提升围护结构保温与气密性是我国北方建筑节能的重要战略，在严寒/寒冷的气候背景下推广使用热回收新风系统也是大势所趋。然而，这一新风系统存在冬季送风温度偏低与霜冻的问题。通过在新风系统中集成太阳能与相变储能的方法，有望实现稳定的新风预热，进而保障系统运行。现有的相关研究对系统集成以及相变蓄放热过程的同步特性还缺乏了解。本课题以融合了太阳能空气式相变蓄热的热回收新风系统为研究对象，重点关注空气型相变储能装置的边界特征与优化，开发其数学模型并通过CFD方法与实验手段进行辅助分析；在开放的系统平台上构建空气型相变储能装置、太阳能集热器与热回收模块的集成分析系统与运行条件，建立实验平台验证其准确性；通过设计模块容量的匹配，模拟冬季工况下多参数组合的系统运行，得到该集成系统的基础数据与优化策略，最终实现太阳能空气式蓄热优化利用并提高新风系统的有效运行时间，为严寒地区建筑新风系统的改进提供理论支撑。

For the building energy conservation in northern China, it is an important strategy to enhance the insulation and air tightness of the building envelope.

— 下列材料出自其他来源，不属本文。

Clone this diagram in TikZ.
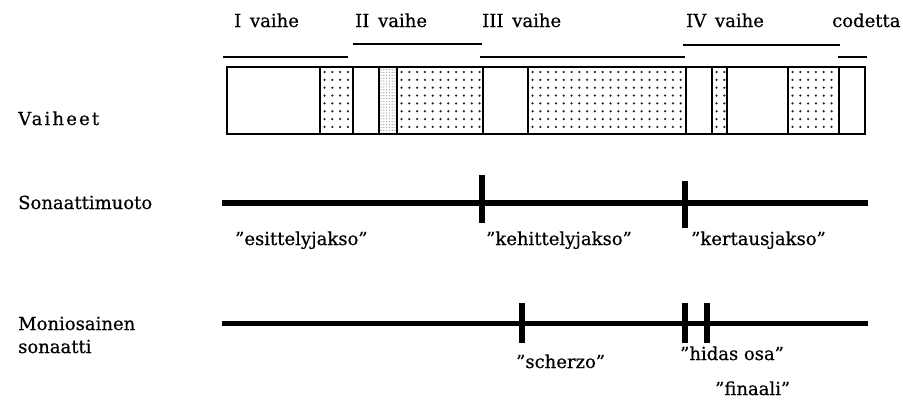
\documentclass[tikz,border=0pt]{standalone}
\usepackage{fontspec}
\setmainfont[FakeBold=0.6,BoldFont=*]{DejaVu Serif}
\newfontfamily\spaced[LetterSpace=12,FakeBold=0.6]{DejaVu Serif}
\begin{document}
\begin{tikzpicture}[x=1pt,y=-1pt,
  lab/.style={inner sep=0pt, anchor=base west, font=\fontsize{18}{21}\selectfont},
  bracket/.style={line width=2.4pt},
  boxline/.style={line width=1.9pt},
  axis/.style={line width=5.5pt},
  tick/.style={line width=6pt},
  dotc/.style={fill=black!85}
]
\useasboundingbox (0,0) rectangle (903,407);

% top labels
\node[lab] (v1) at (234,27) {I\, vaihe};
\node[lab] (v2) at (355,27) {II\, vaihe};
\node[lab] (v3) at (482,27) {III\, vaihe};
\node[lab] (v4) at (686,27) {IV\, vaihe};
\node[lab] (cod) at (832,27) {codetta};

% brackets
\draw[bracket] (223,57) -- (348,57);
\draw[bracket] (353,44) -- (482,44);
\draw[bracket] (480,57) -- (685,57);
\draw[bracket] (683,45) -- (840,45);
\draw[bracket] (838,57) -- (867,57);

% dotted fills
\newcommand{\dotsin}[2]{%
  \begin{scope}
    \clip (#1,68) rectangle (#2,133);
    \foreach \xx in {0,...,30}{
      \foreach \yy in {0,...,7}{
        \fill[dotc] ({#1+4.5+\xx*7.8},{72+\yy*7.85}) circle (1.25pt);
      }
    }
  \end{scope}}
\dotsin{320}{353}
\dotsin{397}{483}
\dotsin{528}{686}
\dotsin{712}{727}
\dotsin{788}{839}
% light fine strip
\begin{scope}
  \clip (379.3,68) rectangle (397,133);
  \foreach \xx in {0,...,6}{
    \foreach \yy in {0,...,22}{
      \fill[black!35] ({381+\xx*2.8},{69.5+\yy*2.9}) circle (0.7pt);
    }
  }
\end{scope}

% box
\draw[boxline] (227,67) rectangle (865,134);
\foreach \xx in {320,352.7,379.3,397,483,528,686,712.3,726.7,788.3,839.3}{
  \draw[boxline] (\xx,67) -- (\xx,134);
}

% left labels
\node[lab] (vai) at (18,125) {\spaced Vaiheet};
\node[lab] (son) at (18,209) {Sonaattimuoto};
\node[lab] (mon) at (18,330) {Moniosainen};
\node[lab] (son2) at (18,353) {sonaatti};

% sonata form line
\coordinate (s0) at (222,203);
\coordinate (s1) at (868,203);
\draw[axis] (s0) -- (s1);
\draw[tick] (481.7,175) -- (481.7,223);
\draw[tick] (685,181) -- (685,228);
\node[lab] (esi) at (235,245) {”esittelyjakso”};
\node[lab] (keh) at (486,245) {”kehittelyjakso”};
\node[lab] (ker) at (691,245) {”kertausjakso”};

% one-movement sonata line
\coordinate (m0) at (222,323.5);
\coordinate (m1) at (868,323.5);
\draw[axis] (m0) -- (m1);
\draw[tick] (521.7,303) -- (521.7,343);
\draw[tick] (685,303) -- (685,343);
\draw[tick] (706.7,303) -- (706.7,343);
\node[lab] (sch) at (516,368) {”scherzo”};
\node[lab] (hid) at (680,360) {”hidas osa”};
\node[lab] (fin) at (715,395) {”finaali”};
\end{tikzpicture}
\end{document}
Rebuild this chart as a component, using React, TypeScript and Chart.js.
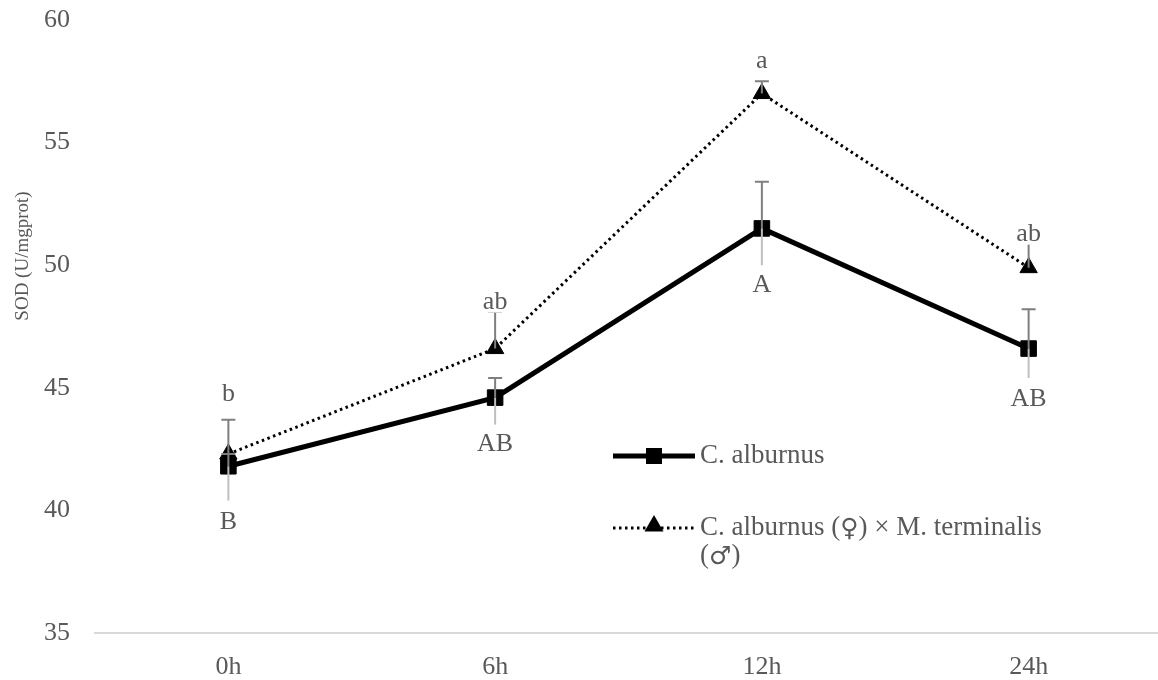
import React, { useEffect, useRef } from "react";
import { Chart, registerables } from "chart.js";

Chart.register(...registerables);

const categories = ["0h", "6h", "12h", "24h"];
const alburnusValues = [41.8, 44.6, 51.5, 46.6];
const hybridValues = [42.3, 46.6, 57.0, 49.9];
const alburnusErrUp = [0.5, 0.8, 1.9, 1.6];
const alburnusErrDown = [1.4, 1.1, 1.5, 1.2];
const hybridErrUp = [1.4, 1.5, 0.5, 1.1];
const hybridLetters = ["b", "ab", "a", "ab"];
const alburnusLetters = ["B", "AB", "A", "AB"];
const yMin = 35;
const yMax = 60;
const yStep = 5;
const yTitle = "SOD (U/mgprot)";
const alburnusName = ["C. alburnus"];
const hybridName = ["C. alburnus (♀) × M. terminalis", "(♂)"];

// label pixel offsets (layout, not data)
const hybridLetterOffset = [-60, -46, -32, -33];
const alburnusLetterOffset = [56, 47, 57, 51];

const TEXT = "#595959";
const FONT = "'Liberation Serif', 'Times New Roman', serif";
const SYMBOL_FONT = "'DejaVu Sans', sans-serif";
const LEGEND_SIZE = 27;

function drawTriangle(ctx: CanvasRenderingContext2D, x: number, y: number, r: number) {
  ctx.beginPath();
  ctx.moveTo(x, y - r);
  ctx.lineTo(x + r * 0.866, y + r / 2);
  ctx.lineTo(x - r * 0.866, y + r / 2);
  ctx.closePath();
  ctx.fill();
}

// draws text left-aligned; gender symbols use a symbol font
function drawRich(ctx: CanvasRenderingContext2D, text: string, x: number, y: number) {
  const parts = text.split(/([♀♂])/);
  let cx = x;
  parts.forEach((p) => {
    if (!p) return;
    const sym = p === "♀" || p === "♂";
    ctx.font = sym ? `${LEGEND_SIZE - 2}px ${SYMBOL_FONT}` : `${LEGEND_SIZE}px ${FONT}`;
    ctx.fillText(p, cx, y + (sym ? 1 : 0));
    cx += ctx.measureText(p).width;
  });
}

const overlayPlugin = {
  id: "overlay",
  afterDatasetsDraw(chart: any) {
    const ctx: CanvasRenderingContext2D = chart.ctx;
    const xs = chart.scales.x;
    const ys = chart.scales.y;
    ctx.save();
    const cap = 7;
    const drawUp = (vals: number[], ups: number[]) => {
      vals.forEach((v, i) => {
        const x = xs.getPixelForValue(i);
        const y0 = ys.getPixelForValue(v);
        const y1 = ys.getPixelForValue(v + ups[i]);
        ctx.strokeStyle = "#7f7f7f";
        ctx.lineWidth = 2;
        ctx.setLineDash([]);
        ctx.beginPath();
        ctx.moveTo(x, y0);
        ctx.lineTo(x, y1);
        ctx.moveTo(x - cap, y1);
        ctx.lineTo(x + cap, y1);
        ctx.stroke();
      });
    };
    const drawDown = (vals: number[], downs: number[]) => {
      vals.forEach((v, i) => {
        const x = xs.getPixelForValue(i);
        const y0 = ys.getPixelForValue(v);
        const y1 = ys.getPixelForValue(v - downs[i]);
        ctx.strokeStyle = "#bfbfbf";
        ctx.lineWidth = 2;
        ctx.beginPath();
        ctx.moveTo(x, y0);
        ctx.lineTo(x, y1);
        ctx.stroke();
      });
    };
    drawUp(hybridValues, hybridErrUp);
    drawUp(alburnusValues, alburnusErrUp);
    drawDown(alburnusValues, alburnusErrDown);

    ctx.font = `26px ${FONT}`;
    ctx.textAlign = "center";
    ctx.textBaseline = "middle";
    const drawLabel = (text: string, x: number, y: number) => {
      const w = ctx.measureText(text).width;
      ctx.fillStyle = "#ffffff";
      ctx.fillRect(x - w / 2 - 1, y - 10, w + 2, 20);
      ctx.fillStyle = TEXT;
      ctx.fillText(text, x, y);
    };
    hybridValues.forEach((v, i) => {
      drawLabel(hybridLetters[i], xs.getPixelForValue(i), ys.getPixelForValue(v) + hybridLetterOffset[i]);
    });
    alburnusValues.forEach((v, i) => {
      drawLabel(alburnusLetters[i], xs.getPixelForValue(i), ys.getPixelForValue(v) + alburnusLetterOffset[i]);
    });

    // legend
    const lx0 = 613, lx1 = 695, mx = 654, tx = 700;
    const r1 = 456, r2 = 528, lh = 28;
    ctx.strokeStyle = "#000";
    ctx.fillStyle = "#000";
    ctx.lineWidth = 5;
    ctx.setLineDash([]);
    ctx.beginPath();
    ctx.moveTo(lx0, r1);
    ctx.lineTo(lx1, r1);
    ctx.stroke();
    ctx.fillRect(mx - 8, r1 - 8, 16, 16);
    ctx.lineWidth = 3;
    ctx.setLineDash([2.5, 3.5]);
    ctx.beginPath();
    ctx.moveTo(lx0, r2);
    ctx.lineTo(lx1, r2);
    ctx.stroke();
    ctx.setLineDash([]);
    drawTriangle(ctx, mx, r2 - 2, 11);
    ctx.fillStyle = TEXT;
    ctx.textAlign = "left";
    alburnusName.forEach((t, k) => drawRich(ctx, t, tx, r1 + k * lh));
    hybridName.forEach((t, k) => drawRich(ctx, t, tx, r2 + k * lh));

    // y axis title
    ctx.save();
    ctx.translate(23, 256);
    ctx.rotate(-Math.PI / 2);
    ctx.textAlign = "center";
    ctx.font = `19px ${FONT}`;
    ctx.fillText(yTitle, 0, 0);
    ctx.restore();
    ctx.restore();
  },
};

export default function App() {
  const ref = useRef<HTMLCanvasElement | null>(null);
  useEffect(() => {
    if (!ref.current) return;
    const chart = new Chart(ref.current, {
      type: "line",
      data: {
        labels: categories,
        datasets: [
          {
            label: alburnusName.join(" "),
            data: alburnusValues,
            borderColor: "#000",
            backgroundColor: "#000",
            borderWidth: 5,
            pointStyle: "rect",
            pointRadius: 11,
            pointBorderWidth: 1,
            tension: 0,
          },
          {
            label: hybridName.join(" "),
            data: hybridValues,
            borderColor: "#000",
            backgroundColor: "#000",
            borderWidth: 3,
            borderDash: [2.5, 3.5],
            pointStyle: "triangle",
            pointRadius: 10,
            pointBorderWidth: 1,
            tension: 0,
          },
        ],
      },
      options: {
        animation: false,
        responsive: false,
        layout: { padding: { top: 20, right: 0, left: 0, bottom: 0 } },
        plugins: { legend: { display: false }, tooltip: { enabled: false } },
        scales: {
          x: {
            offset: true,
            grid: { display: false, drawTicks: false },
            border: { display: true, color: "#d9d9d9", width: 2 },
            ticks: { color: TEXT, font: { family: FONT, size: 26 }, padding: 19 },
            afterFit: (s: any) => {
              s.height = 47;
            },
          },
          y: {
            min: yMin,
            max: yMax,
            grid: { display: false, drawTicks: false },
            border: { display: false },
            ticks: { stepSize: yStep, color: TEXT, font: { family: FONT, size: 26 }, padding: 25 },
            afterFit: (s: any) => {
              s.width = 95;
              s.paddingTop = 0;
              s.paddingBottom = 0;
            },
          },
        },
      },
      plugins: [overlayPlugin],
    });
    return () => chart.destroy();
  }, []);
  return (
    <div style={{ position: "absolute", left: 0, top: 0, width: 1158, height: 680, overflow: "hidden" }}>
      <canvas ref={ref} width={1174} height={680} />
    </div>
  );
}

It is also a trend to promote the use of heat recovery fresh air system in the context of cold / severe cold climate. However, it has a problem of low air temperature and frost in winter. Through the integration of solar energy and phase change energy storage in the system, it is possible to achieve stable fresh air preheating, thereby ensuring the operation of the system. Currently, there is lack of understanding of the system integration and the synchronization characteristics of the phase change heat storage and heat release process. Taking the integrated fresh air system based on phase change thermal storage motivated by solar heated air as the research object, we focus on the boundary feature and optimization of phase change energy storage device of air type, develop its mathematical model and take the method of CFD and experimental tests for aided analysis. We plan to construct integrated system analysis model of phase change energy storage device of air type, solar collector and heat recovery module on the open system platform and its operation condition. The experimental platform will be established accordingly to test its accuracy. Through designing the match of capacity module and modeling the operations with multi groups of parameters under winter conditions, we can get the basic data of integration system and its optimization strategy. Finally, it is able to realize solar air storage and thermal utilization optimization, and improve the effective running time of the fresh air system, providing theoretical support for the improvement of fresh air system in cold regions.